301.0 Paranoid Personality Disorder:
A. A pervasive distrust and suspicion of others such that their motives are interpreted as malevolent, beginning by early adulthood and present in a variety of contexts, as indicated by 4 or more of the following:
(1) suspects, without sufficient basis, that others are exploiting, harming, or deceiving him or herB. Does not occur exclusively during the course of Schizophrenia, a Mood Disorder With Psychotic Features, or another Psychotic Disorder and is not due to the direct physiological effects of a general medical condition.
(2) is preoccupied with unjustified doubts about the loyalty or trust-worthiness of friends or associates
(3) is reluctant to confide in others because of unwarranted fear that the information will be used maliciously against him or her
(4) reads hidden demeaning or threatening meanins into benign remarks or events
(5) persistently bears grudges, is unforgiving of insults, injuries, or slights
(6) perceives attacks on his or her character or reputation that are not apparent to others and is quick to react angrily or to counterattack
(7) has recurrent suspicions, without justification, regarding fidelity of spouse or sexual partner.
No fun. Partners, spouses and children are often accused of cheating, lying, having affairs, manipulation. Friends and children of friends, housekeepers, baby sitters, business associates, deliberately plotting behind their backs. People look at them the wrong way, people wrong them, think they're oblivious, stupid.
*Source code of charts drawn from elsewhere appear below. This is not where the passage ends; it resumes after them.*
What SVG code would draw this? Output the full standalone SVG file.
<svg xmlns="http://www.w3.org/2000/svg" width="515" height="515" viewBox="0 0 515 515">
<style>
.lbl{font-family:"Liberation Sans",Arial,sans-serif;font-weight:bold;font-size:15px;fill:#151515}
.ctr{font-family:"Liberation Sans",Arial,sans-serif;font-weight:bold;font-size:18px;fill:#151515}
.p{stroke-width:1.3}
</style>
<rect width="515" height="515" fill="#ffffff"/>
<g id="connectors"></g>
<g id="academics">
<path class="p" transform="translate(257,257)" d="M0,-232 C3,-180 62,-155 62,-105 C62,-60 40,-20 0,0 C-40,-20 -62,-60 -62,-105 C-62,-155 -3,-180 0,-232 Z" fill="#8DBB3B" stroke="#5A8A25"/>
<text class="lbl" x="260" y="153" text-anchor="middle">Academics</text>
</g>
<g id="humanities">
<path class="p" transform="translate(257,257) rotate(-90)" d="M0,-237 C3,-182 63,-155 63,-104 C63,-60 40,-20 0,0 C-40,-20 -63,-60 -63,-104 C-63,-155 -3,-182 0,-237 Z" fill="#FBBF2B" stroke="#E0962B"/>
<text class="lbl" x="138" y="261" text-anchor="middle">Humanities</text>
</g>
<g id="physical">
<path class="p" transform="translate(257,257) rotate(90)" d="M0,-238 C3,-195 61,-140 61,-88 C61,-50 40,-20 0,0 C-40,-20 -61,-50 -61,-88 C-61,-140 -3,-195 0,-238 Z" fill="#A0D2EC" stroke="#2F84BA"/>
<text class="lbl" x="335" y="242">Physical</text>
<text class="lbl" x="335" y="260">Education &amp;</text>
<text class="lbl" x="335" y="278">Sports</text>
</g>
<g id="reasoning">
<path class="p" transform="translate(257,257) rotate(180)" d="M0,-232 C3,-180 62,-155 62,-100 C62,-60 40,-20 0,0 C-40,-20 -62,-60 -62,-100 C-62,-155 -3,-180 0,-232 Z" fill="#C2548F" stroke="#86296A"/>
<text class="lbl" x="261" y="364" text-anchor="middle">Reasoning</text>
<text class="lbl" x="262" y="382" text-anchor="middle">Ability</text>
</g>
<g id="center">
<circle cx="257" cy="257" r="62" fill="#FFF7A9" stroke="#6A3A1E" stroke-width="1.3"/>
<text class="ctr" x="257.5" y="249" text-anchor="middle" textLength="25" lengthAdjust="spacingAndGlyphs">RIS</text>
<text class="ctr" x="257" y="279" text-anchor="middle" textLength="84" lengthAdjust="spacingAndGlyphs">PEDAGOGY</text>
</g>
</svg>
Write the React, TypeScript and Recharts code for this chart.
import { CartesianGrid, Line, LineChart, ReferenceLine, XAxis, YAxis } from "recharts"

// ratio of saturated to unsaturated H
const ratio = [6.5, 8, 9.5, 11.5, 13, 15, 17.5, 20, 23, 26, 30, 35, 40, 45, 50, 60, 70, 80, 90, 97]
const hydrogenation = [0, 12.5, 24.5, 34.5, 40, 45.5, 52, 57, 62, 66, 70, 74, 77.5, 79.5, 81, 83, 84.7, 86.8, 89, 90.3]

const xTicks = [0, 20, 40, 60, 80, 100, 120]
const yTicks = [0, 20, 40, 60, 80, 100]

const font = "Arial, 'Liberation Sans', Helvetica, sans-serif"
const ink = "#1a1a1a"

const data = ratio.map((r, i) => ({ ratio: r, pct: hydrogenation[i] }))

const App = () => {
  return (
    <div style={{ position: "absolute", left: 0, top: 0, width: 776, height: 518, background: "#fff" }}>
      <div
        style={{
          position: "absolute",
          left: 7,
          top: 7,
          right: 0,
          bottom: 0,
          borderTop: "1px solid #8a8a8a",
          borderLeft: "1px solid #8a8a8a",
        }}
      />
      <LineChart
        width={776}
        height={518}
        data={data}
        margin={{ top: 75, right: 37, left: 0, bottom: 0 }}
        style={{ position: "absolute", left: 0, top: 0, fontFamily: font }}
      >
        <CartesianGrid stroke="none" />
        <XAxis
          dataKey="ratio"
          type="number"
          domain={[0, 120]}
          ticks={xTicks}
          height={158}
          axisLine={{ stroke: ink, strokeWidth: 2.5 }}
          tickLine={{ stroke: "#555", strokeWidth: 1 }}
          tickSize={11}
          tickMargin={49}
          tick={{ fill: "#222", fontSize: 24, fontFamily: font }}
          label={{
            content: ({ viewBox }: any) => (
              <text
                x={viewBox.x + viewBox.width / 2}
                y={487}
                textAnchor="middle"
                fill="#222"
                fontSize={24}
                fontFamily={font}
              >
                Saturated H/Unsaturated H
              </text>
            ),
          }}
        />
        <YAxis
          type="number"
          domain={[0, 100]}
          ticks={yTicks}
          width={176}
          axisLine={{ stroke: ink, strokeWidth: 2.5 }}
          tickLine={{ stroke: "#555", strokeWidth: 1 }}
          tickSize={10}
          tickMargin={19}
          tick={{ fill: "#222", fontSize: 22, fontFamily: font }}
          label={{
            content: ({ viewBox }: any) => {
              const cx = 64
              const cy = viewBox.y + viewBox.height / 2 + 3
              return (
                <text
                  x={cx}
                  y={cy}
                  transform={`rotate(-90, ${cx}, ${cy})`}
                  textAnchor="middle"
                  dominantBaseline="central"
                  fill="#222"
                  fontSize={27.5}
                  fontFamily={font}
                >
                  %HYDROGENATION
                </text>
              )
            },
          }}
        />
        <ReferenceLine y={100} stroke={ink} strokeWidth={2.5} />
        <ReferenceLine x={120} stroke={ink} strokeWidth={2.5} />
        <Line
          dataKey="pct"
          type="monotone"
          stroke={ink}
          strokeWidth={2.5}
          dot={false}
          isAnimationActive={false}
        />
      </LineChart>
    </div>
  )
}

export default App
These are angry people. Suspicious. Not obviously, sometimes, they won't always tell you their suspicious, but surely. Telling you might give you an edge.
There is a strong association with child abuse, and you can see why. If you can't trust your own parents to take care of you and protect you, to show you that they love you, that they believe in you, who can you trust? Or if you lived in a concentration camp, and every authority was a killing authority, every uniform or bunk mate a possible snitch, you learn to read aggression in people, even when there isn't any. You misinterpret facial signals, body language, tone of voice.
You learn to trust only yourself. You become impenetrable, are perceived by others as tough. Deep down you want others to adore you, to tell you that you're wonderful, and you may behave as if you believe you really are, but you're really not sure. This thread of insecurity runs through most personality disorders, you know.
People who suffer from Paranoid Personality Disorder are often afraid to put themselves in situations that are intimate, it makes them feel vulnerable, weak. They won't initiate an intimate conversation, and have buried their issues deeply, don't participate, necessarily, or appear disconnected, laugh when they shouldn't. Makes sense, right? How can you let a potential enemy get close? That's just plain dumb.
You don't make yourself vulnerable, tell people your true feelings, your fears, your sadness, if there's a chance of being punished.
That's another reason you have to be right, too. So you don't get punished.